● **TO BE DONE**: For the material that follows, return exactly the lines from the one with "Convert this chart to matplotlib code." through the one with "plt.rcParams['axes.unicode_minus'] = False", both ends included.

>> START PROVIDED ENTRIES

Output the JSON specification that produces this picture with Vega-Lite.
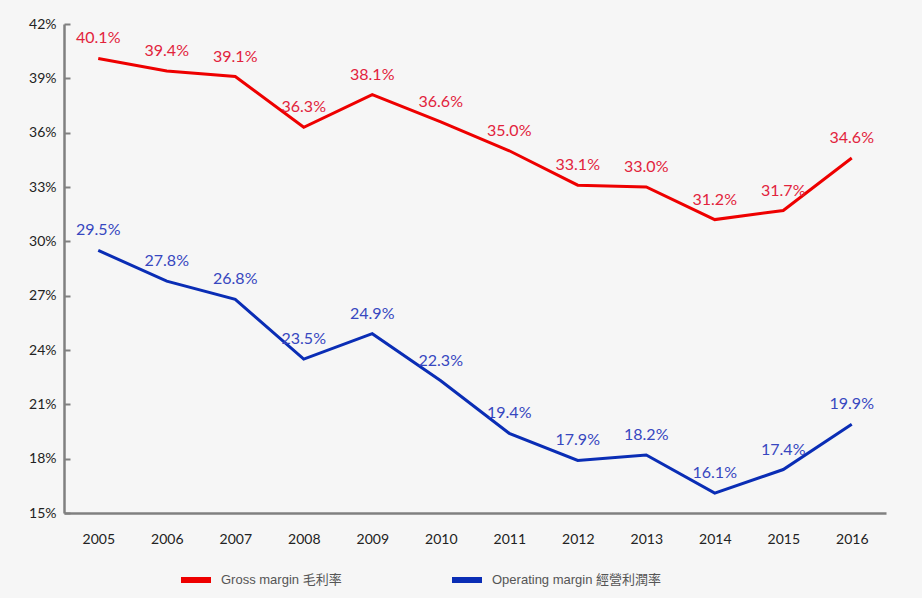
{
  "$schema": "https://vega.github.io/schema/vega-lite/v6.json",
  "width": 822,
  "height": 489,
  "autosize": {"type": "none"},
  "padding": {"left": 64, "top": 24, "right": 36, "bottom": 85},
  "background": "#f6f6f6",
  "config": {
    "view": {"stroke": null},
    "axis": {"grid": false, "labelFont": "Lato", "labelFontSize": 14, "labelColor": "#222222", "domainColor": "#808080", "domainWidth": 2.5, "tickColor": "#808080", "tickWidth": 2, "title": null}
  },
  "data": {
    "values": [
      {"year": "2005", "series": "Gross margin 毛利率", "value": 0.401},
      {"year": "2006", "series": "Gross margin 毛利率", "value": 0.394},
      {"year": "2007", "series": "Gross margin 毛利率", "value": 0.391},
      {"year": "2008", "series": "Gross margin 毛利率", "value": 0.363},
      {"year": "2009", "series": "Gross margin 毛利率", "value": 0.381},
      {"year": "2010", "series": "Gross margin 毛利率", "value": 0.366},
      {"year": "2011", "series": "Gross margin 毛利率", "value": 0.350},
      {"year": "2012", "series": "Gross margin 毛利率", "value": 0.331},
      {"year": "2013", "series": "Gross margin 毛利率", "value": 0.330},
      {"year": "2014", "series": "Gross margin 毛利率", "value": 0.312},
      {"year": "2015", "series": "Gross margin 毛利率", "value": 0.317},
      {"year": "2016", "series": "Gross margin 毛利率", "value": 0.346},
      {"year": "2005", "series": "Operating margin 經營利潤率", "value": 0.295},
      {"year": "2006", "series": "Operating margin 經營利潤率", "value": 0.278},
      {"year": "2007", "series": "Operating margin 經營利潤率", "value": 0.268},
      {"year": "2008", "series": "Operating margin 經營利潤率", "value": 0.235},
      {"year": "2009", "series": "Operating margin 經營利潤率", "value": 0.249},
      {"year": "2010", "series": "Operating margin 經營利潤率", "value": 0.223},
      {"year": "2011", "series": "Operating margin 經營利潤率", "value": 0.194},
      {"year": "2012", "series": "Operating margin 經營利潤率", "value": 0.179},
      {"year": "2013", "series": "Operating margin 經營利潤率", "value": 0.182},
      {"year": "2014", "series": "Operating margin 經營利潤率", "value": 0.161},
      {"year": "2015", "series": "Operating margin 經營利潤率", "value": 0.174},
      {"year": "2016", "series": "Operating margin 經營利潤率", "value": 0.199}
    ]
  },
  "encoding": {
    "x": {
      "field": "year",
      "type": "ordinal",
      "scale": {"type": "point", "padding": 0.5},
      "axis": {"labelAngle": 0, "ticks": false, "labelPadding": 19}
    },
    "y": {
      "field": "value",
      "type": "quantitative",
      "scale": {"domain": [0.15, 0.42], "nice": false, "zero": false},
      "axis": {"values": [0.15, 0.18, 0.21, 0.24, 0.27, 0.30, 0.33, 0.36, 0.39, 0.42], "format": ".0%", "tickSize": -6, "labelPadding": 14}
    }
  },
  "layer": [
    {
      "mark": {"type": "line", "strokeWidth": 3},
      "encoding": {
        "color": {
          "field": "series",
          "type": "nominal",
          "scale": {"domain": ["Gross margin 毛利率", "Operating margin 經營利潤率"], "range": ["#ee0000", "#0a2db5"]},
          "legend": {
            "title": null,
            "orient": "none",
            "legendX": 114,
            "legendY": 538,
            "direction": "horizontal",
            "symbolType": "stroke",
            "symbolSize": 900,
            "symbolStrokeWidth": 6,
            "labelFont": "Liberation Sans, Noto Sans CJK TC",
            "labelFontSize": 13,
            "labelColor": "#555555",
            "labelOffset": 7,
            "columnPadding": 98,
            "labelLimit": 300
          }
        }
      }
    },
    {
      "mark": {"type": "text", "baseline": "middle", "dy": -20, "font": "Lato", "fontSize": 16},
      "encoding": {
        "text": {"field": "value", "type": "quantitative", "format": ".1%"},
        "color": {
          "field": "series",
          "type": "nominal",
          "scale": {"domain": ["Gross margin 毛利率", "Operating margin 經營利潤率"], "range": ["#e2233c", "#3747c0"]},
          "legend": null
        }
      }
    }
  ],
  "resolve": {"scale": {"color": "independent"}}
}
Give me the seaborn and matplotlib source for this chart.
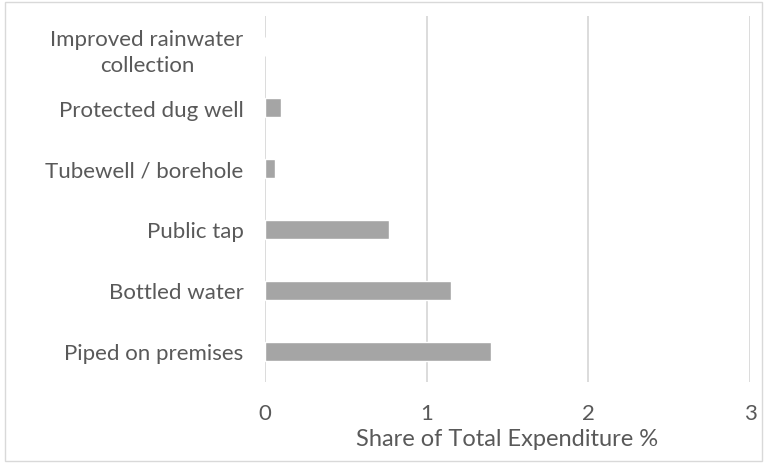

>> END PROVIDED ENTRIES
>> START PROVIDED ENTRIES

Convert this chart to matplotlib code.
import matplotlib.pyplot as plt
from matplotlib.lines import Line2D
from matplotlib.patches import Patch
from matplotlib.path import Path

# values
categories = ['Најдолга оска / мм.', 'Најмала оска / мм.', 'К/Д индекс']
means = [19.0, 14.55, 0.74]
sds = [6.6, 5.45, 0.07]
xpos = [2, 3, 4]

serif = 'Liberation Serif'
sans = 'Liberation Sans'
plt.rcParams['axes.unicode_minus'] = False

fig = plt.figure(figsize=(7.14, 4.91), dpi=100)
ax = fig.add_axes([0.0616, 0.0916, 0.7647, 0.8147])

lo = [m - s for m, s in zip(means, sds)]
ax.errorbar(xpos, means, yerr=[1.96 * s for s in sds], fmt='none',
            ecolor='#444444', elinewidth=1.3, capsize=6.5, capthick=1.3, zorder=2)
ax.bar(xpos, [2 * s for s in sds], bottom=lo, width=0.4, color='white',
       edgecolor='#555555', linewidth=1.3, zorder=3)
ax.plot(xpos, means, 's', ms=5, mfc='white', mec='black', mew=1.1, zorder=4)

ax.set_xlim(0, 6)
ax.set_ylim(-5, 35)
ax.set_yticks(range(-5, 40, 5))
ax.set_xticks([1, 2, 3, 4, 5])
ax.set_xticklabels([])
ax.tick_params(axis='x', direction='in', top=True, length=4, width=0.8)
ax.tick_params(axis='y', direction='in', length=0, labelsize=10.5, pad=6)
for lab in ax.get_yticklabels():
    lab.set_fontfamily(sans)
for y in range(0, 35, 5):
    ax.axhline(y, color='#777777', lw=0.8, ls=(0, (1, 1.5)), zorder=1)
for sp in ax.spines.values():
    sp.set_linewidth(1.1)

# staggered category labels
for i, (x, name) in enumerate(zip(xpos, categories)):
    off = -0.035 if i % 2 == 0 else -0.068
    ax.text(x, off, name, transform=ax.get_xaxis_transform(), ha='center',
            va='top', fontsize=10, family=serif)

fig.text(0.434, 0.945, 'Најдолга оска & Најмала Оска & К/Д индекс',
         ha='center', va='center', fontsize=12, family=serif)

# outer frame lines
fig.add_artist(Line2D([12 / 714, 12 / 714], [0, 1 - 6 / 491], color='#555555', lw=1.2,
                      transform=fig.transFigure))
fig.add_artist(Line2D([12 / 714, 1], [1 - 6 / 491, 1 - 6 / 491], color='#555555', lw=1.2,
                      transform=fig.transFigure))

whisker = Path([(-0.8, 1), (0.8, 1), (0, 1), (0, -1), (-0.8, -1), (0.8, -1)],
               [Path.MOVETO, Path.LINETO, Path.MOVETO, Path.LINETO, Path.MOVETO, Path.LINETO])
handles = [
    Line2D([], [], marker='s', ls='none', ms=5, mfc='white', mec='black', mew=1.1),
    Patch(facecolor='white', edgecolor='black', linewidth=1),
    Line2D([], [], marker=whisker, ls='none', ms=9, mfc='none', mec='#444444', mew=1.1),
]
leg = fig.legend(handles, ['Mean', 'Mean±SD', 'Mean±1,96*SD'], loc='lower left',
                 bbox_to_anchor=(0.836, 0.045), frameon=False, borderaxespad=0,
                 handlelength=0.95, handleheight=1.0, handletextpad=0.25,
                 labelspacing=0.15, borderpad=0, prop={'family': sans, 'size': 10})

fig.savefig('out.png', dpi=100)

>> END PROVIDED ENTRIES

● **SOLUTION FOR THIS EXERCISE**:
Convert this chart to matplotlib code.
import matplotlib.pyplot as plt
from matplotlib.lines import Line2D
from matplotlib.patches import Patch
from matplotlib.path import Path

# values
categories = ['Најдолга оска / мм.', 'Најмала оска / мм.', 'К/Д индекс']
means = [19.0, 14.55, 0.74]
sds = [6.6, 5.45, 0.07]
xpos = [2, 3, 4]

serif = 'Liberation Serif'
sans = 'Liberation Sans'
plt.rcParams['axes.unicode_minus'] = False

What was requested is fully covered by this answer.